From a515d0a77c769954ac2f0151a2a99c04d8d6cf95 Mon Sep 17 00:00:00 2001
From: Nicolas Patry <patry.nicolas@protonmail.com>
Date: Tue, 4 Apr 2023 16:21:57 +0200
Subject: [PATCH] Soft error whisper. (#22475)

* Soft error whisper.

* Fix format.

---------

Co-authored-by: Ubuntu <ubuntu@ip-172-31-34-94.taildb5d.ts.net>
---
 .../models/whisper/tokenization_whisper.py    |  4 +--
 ..._pipelines_automatic_speech_recognition.py | 33 ++++++++++++++++++-
 2 files changed, 33 insertions(+), 4 deletions(-)

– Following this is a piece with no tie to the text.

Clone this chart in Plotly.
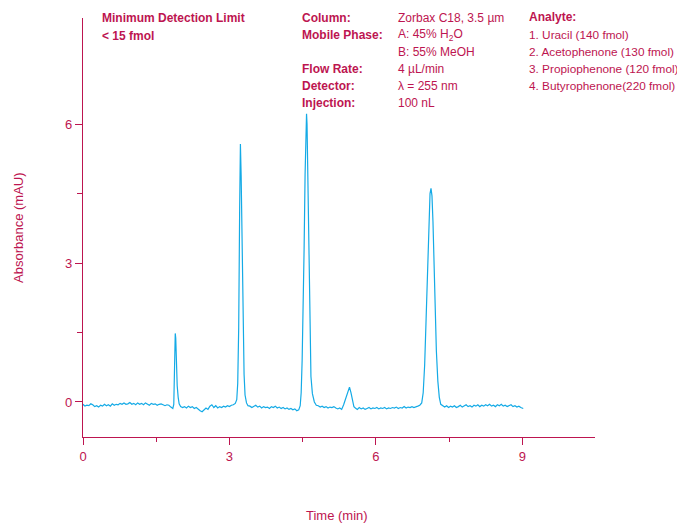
import plotly.graph_objects as go

# ---- data ----
time_min = [
    0.00, 0.04, 0.08, 0.12, 0.16, 0.20, 0.24, 0.28, 0.32, 0.36, 0.40, 0.44, 0.48, 0.52, 0.56, 0.60,
    0.64, 0.68, 0.72, 0.76, 0.80, 0.84, 0.88, 0.92, 0.96, 1.00, 1.04, 1.08, 1.12, 1.16, 1.20, 1.24,
    1.28, 1.32, 1.36, 1.40, 1.44, 1.48, 1.52, 1.56, 1.60, 1.64, 1.68, 1.72, 1.76, 1.80, 1.84,
    1.86, 1.87, 1.88, 1.89, 1.90, 1.91, 1.92, 1.93, 1.95, 1.97, 2.00,
    2.04, 2.08, 2.12, 2.16, 2.20, 2.24, 2.28, 2.32, 2.36, 2.40, 2.44, 2.48, 2.52, 2.56, 2.60, 2.64,
    2.68, 2.72, 2.76, 2.80, 2.84, 2.88, 2.92, 2.96, 3.00, 3.04, 3.08, 3.12,
    3.15, 3.17, 3.19, 3.21, 3.225, 3.24, 3.26, 3.28, 3.30, 3.32, 3.35, 3.38,
    3.42, 3.46, 3.50, 3.54, 3.58, 3.62, 3.66, 3.70, 3.74, 3.78, 3.82, 3.86, 3.90, 3.94, 3.98, 4.02,
    4.06, 4.10, 4.14, 4.18, 4.22, 4.26, 4.30, 4.34, 4.38, 4.42,
    4.45, 4.47, 4.49, 4.51, 4.53, 4.55, 4.57, 4.58, 4.59, 4.61, 4.63, 4.65, 4.67, 4.70, 4.74, 4.78,
    4.82, 4.86, 4.90, 4.94, 4.98, 5.02, 5.06, 5.10, 5.14, 5.18, 5.22, 5.26, 5.30,
    5.34, 5.38, 5.42, 5.46, 5.49, 5.52, 5.55,
    5.58, 5.62, 5.66, 5.70, 5.74, 5.78, 5.82, 5.86, 5.90, 5.94, 5.98, 6.02, 6.06, 6.10, 6.14, 6.18,
    6.22, 6.26, 6.30, 6.34, 6.38, 6.42, 6.46, 6.50, 6.54, 6.58, 6.62, 6.66, 6.70, 6.74, 6.78, 6.82,
    6.86, 6.90,
    6.94, 6.97, 7.00, 7.03, 7.06, 7.09, 7.11, 7.13, 7.15, 7.17, 7.19, 7.21, 7.24, 7.27, 7.30, 7.33, 7.37,
    7.41, 7.45, 7.49, 7.53, 7.57, 7.61, 7.65, 7.69, 7.73, 7.77, 7.81, 7.85, 7.89, 7.93, 7.97, 8.01,
    8.05, 8.09, 8.13, 8.17, 8.21, 8.25, 8.29, 8.33, 8.37, 8.41, 8.45, 8.49, 8.53, 8.57, 8.61, 8.65,
    8.69, 8.73, 8.77, 8.81, 8.85, 8.89, 8.93, 8.97, 9.02,
]

absorbance_mau = [
    -0.05, -0.09, -0.07, -0.08, -0.04, -0.06, -0.10, -0.08, -0.11, -0.07, -0.09, -0.05, -0.08, -0.06, -0.09, -0.04,
    -0.07, -0.05, -0.06, -0.03, -0.05, -0.02, -0.05, -0.04, -0.01, -0.05, -0.03, -0.06, -0.02, -0.05, -0.03, -0.06,
    -0.02, -0.04, -0.07, -0.03, -0.05, -0.04, -0.07, -0.05, -0.04, -0.06, -0.08, -0.06, -0.07, -0.11, -0.14,
    -0.05, 0.60, 1.30, 1.48, 1.38, 0.95, 0.55, 0.35, 0.10, -0.04, -0.10,
    -0.12, -0.10, -0.13, -0.09, -0.12, -0.10, -0.14, -0.12, -0.16, -0.19, -0.21, -0.17, -0.13, -0.16, -0.09, -0.06,
    -0.12, -0.08, -0.13, -0.10, -0.12, -0.09, -0.11, -0.08, -0.10, -0.07, -0.06, -0.03,
    0.05, 0.40, 1.60, 4.20, 5.57, 4.90, 3.20, 1.60, 0.60, 0.15, -0.02, -0.08,
    -0.09, -0.12, -0.10, -0.07, -0.11, -0.09, -0.13, -0.10, -0.12, -0.11, -0.14, -0.10, -0.12, -0.09, -0.13, -0.11,
    -0.14, -0.12, -0.15, -0.13, -0.16, -0.14, -0.17, -0.15, -0.19, -0.17,
    -0.08, 0.20, 0.90, 1.90, 3.30, 4.90, 6.10, 6.22, 6.00, 4.60, 2.60, 1.30, 0.55, 0.18, 0.00, -0.07,
    -0.08, -0.11, -0.09, -0.12, -0.10, -0.13, -0.11, -0.12, -0.10, -0.13, -0.15, -0.13, -0.16,
    -0.06, 0.08, 0.22, 0.32, 0.20, 0.02, -0.10,
    -0.13, -0.16, -0.12, -0.15, -0.13, -0.16, -0.14, -0.12, -0.15, -0.13, -0.14, -0.12, -0.15, -0.13, -0.14, -0.12,
    -0.15, -0.13, -0.14, -0.12, -0.13, -0.11, -0.14, -0.12, -0.13, -0.10, -0.13, -0.11, -0.12, -0.10, -0.12, -0.11,
    -0.09, -0.07,
    -0.02, 0.20, 0.80, 1.80, 3.00, 4.10, 4.50, 4.61, 4.45, 3.90, 3.00, 2.10, 1.10, 0.45, 0.10, -0.05, -0.09,
    -0.11, -0.08, -0.12, -0.09, -0.11, -0.08, -0.12, -0.10, -0.07, -0.11, -0.09, -0.06, -0.10, -0.08, -0.11, -0.07,
    -0.09, -0.06, -0.10, -0.07, -0.09, -0.06, -0.08, -0.05, -0.09, -0.07, -0.10, -0.06, -0.08, -0.05, -0.09, -0.07,
    -0.10, -0.08, -0.06, -0.10, -0.08, -0.11, -0.09, -0.12, -0.14,
]

x_ticks = [0, 3, 6, 9]
x_minor_ticks = [1.5, 4.5, 7.5]
y_ticks = [0, 3, 6]
y_minor_ticks = [1.5, 4.5]

left_note = ["Minimum Detection Limit", "< 15 fmol"]
cond_labels = ["Column:", "Mobile Phase:", "", "Flow Rate:", "Detector:", "Injection:"]
cond_values = ["Zorbax C18, 3.5 µm", "A: 45% H<sub>2</sub>O", "B: 55% MeOH",
               "4 µL/min", "λ = 255 nm", "100 nL"]
analyte_title = "Analyte:"
analytes = ["1. Uracil (140 fmol)", "2. Acetophenone (130 fmol)",
            "3. Propiophenone (120 fmol)", "4. Butyrophenone(220 fmol)"]

# ---- style ----
CRIMSON = "#BD1550"
LINE = "#14AAE6"
FONT = "Liberation Sans, Arial, sans-serif"

OFF = 8  # page body margin
W, H = 685 - OFF, 523 - OFF
L, T = 83 - OFF, 18 - OFF
R = W - (595 - OFF)
B = H - (437 - OFF)
pw, ph = W - L - R, H - T - B


def px(xp):
    return (xp - OFF - L) / pw


def py(yp):
    return (H - B - (yp - OFF)) / ph


fig = go.Figure(go.Scatter(x=time_min, y=absorbance_mau, mode="lines",
                           line=dict(color=LINE, width=1.2), hoverinfo="skip"))

axis_common = dict(showline=True, linecolor=CRIMSON, linewidth=1.3, showgrid=False,
                   zeroline=False, ticks="outside", ticklen=7, tickwidth=1.3,
                   tickcolor=CRIMSON, tickfont=dict(family=FONT, size=13, color=CRIMSON))

fig.update_xaxes(range=[0, 10.49], tickmode="array", tickvals=x_ticks,
                 minor=dict(tickmode="array", tickvals=x_minor_ticks, ticks="outside",
                            ticklen=4, tickwidth=1.3, tickcolor=CRIMSON),
                 **axis_common)
fig.update_yaxes(range=[-0.756, 8.29], tickmode="array", tickvals=y_ticks,
                 minor=dict(tickmode="array", tickvals=y_minor_ticks, ticks="outside",
                            ticklen=5, tickwidth=1.3, tickcolor=CRIMSON),
                 **axis_common)

ann = []


def add(text, x, y, bold=False, size=12):
    ann.append(dict(text=f"<b>{text}</b>" if bold else text, x=px(x), y=py(y),
                    xref="paper", yref="paper", xanchor="left", yanchor="middle",
                    showarrow=False, font=dict(family=FONT, size=size, color=CRIMSON)))


add(left_note[0], 100, 18, bold=True)
add(left_note[1], 100, 36, bold=True)

rows_y = [18, 35, 52, 69, 86, 103]
for lab, val, yy in zip(cond_labels, cond_values, rows_y):
    if lab:
        add(lab, 300, yy, bold=True)
    add(val, 396, yy)

add(analyte_title, 527, 17, bold=True)
for i, a in enumerate(analytes):
    add(a, 527, 35 + 17 * i, size=11.8)

# axis titles
ann.append(dict(text="Time (min)", x=px(337), y=py(515), xref="paper", yref="paper",
                xanchor="center", yanchor="middle", showarrow=False,
                font=dict(family=FONT, size=13, color=CRIMSON)))
ann.append(dict(text="Absorbance (mAU)", x=px(18), y=py(228), xref="paper", yref="paper",
                xanchor="center", yanchor="middle", showarrow=False, textangle=-90,
                font=dict(family=FONT, size=13, color=CRIMSON)))

fig.update_layout(width=W, height=H, margin=dict(l=L, r=R, t=T, b=B),
                  paper_bgcolor="white", plot_bgcolor="white", showlegend=False,
                  annotations=ann)

fig.write_html("out.html")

diff --git a/src/transformers/models/whisper/tokenization_whisper.py b/src/transformers/models/whisper/tokenization_whisper.py
index 0160237304..24eb72a0b0 100644
--- a/src/transformers/models/whisper/tokenization_whisper.py
+++ b/src/transformers/models/whisper/tokenization_whisper.py
@@ -877,9 +877,7 @@ def _decode_asr(tokenizer, model_outputs, *, return_timestamps, return_language,
 
     if previous_tokens:
         if return_timestamps:
-            # Last token should always be timestamps, so there shouldn't be
-            # leftover
-            raise ValueError(
+            logger.warning(
                 "There was an error while processing timestamps, we haven't found a timestamp as last token. Was"
                 " WhisperTimeStampLogitsProcessor used?"
             )
diff --git a/tests/pipelines/test_pipelines_automatic_speech_recognition.py b/tests/pipelines/test_pipelines_automatic_speech_recognition.py
index 5db3e3e46c..952508dca4 100644
--- a/tests/pipelines/test_pipelines_automatic_speech_recognition.py
+++ b/tests/pipelines/test_pipelines_automatic_speech_recognition.py
@@ -17,7 +17,7 @@ import unittest
 import numpy as np
 import pytest
 from datasets import load_dataset
-from huggingface_hub import snapshot_download
+from huggingface_hub import hf_hub_download, snapshot_download
 
 from transformers import (
     MODEL_FOR_CTC_MAPPING,
@@ -39,6 +39,7 @@ from transformers.testing_utils import (
     require_pyctcdecode,
     require_tf,
     require_torch,
+    require_torch_gpu,
     require_torchaudio,
     slow,
 )
@@ -1158,6 +1159,36 @@ class AutomaticSpeechRecognitionPipelineTests(unittest.TestCase):
         output = speech_recognizer({"raw": waveform, "stride": (1000, 8000), "sampling_rate": 16_000})
         self.assertEqual(output, {"text": "XB"})
 
+    @slow
+    @require_torch_gpu
+    def test_slow_unfinished_sequence(self):
+        from transformers import GenerationConfig
+
+        pipe = pipeline(
+            "automatic-speech-recognition",
+            model="vasista22/whisper-hindi-large-v2",
+            device="cuda:0",
+        )
+        # Original model wasn't trained with timestamps and has incorrect generation config
+        pipe.model.generation_config = GenerationConfig.from_pretrained("openai/whisper-large-v2")
+
+        audio = hf_hub_download("Narsil/asr_dummy", filename="hindi.ogg", repo_type="dataset")
+
+        out = pipe(
+            audio,
+            return_timestamps=True,
+        )
+        self.assertEqual(
+            out,
+            {
+                "chunks": [
+                    {"text": "", "timestamp": (18.94, 0.0)},
+                    {"text": "मिर्ची में कितने विभिन्न प्रजातियां हैं", "timestamp": (None, None)},
+                ],
+                "text": "मिर्ची में कितने विभिन्न प्रजातियां हैं",
+            },
+        )
+
 
 def require_ffmpeg(test_case):
     """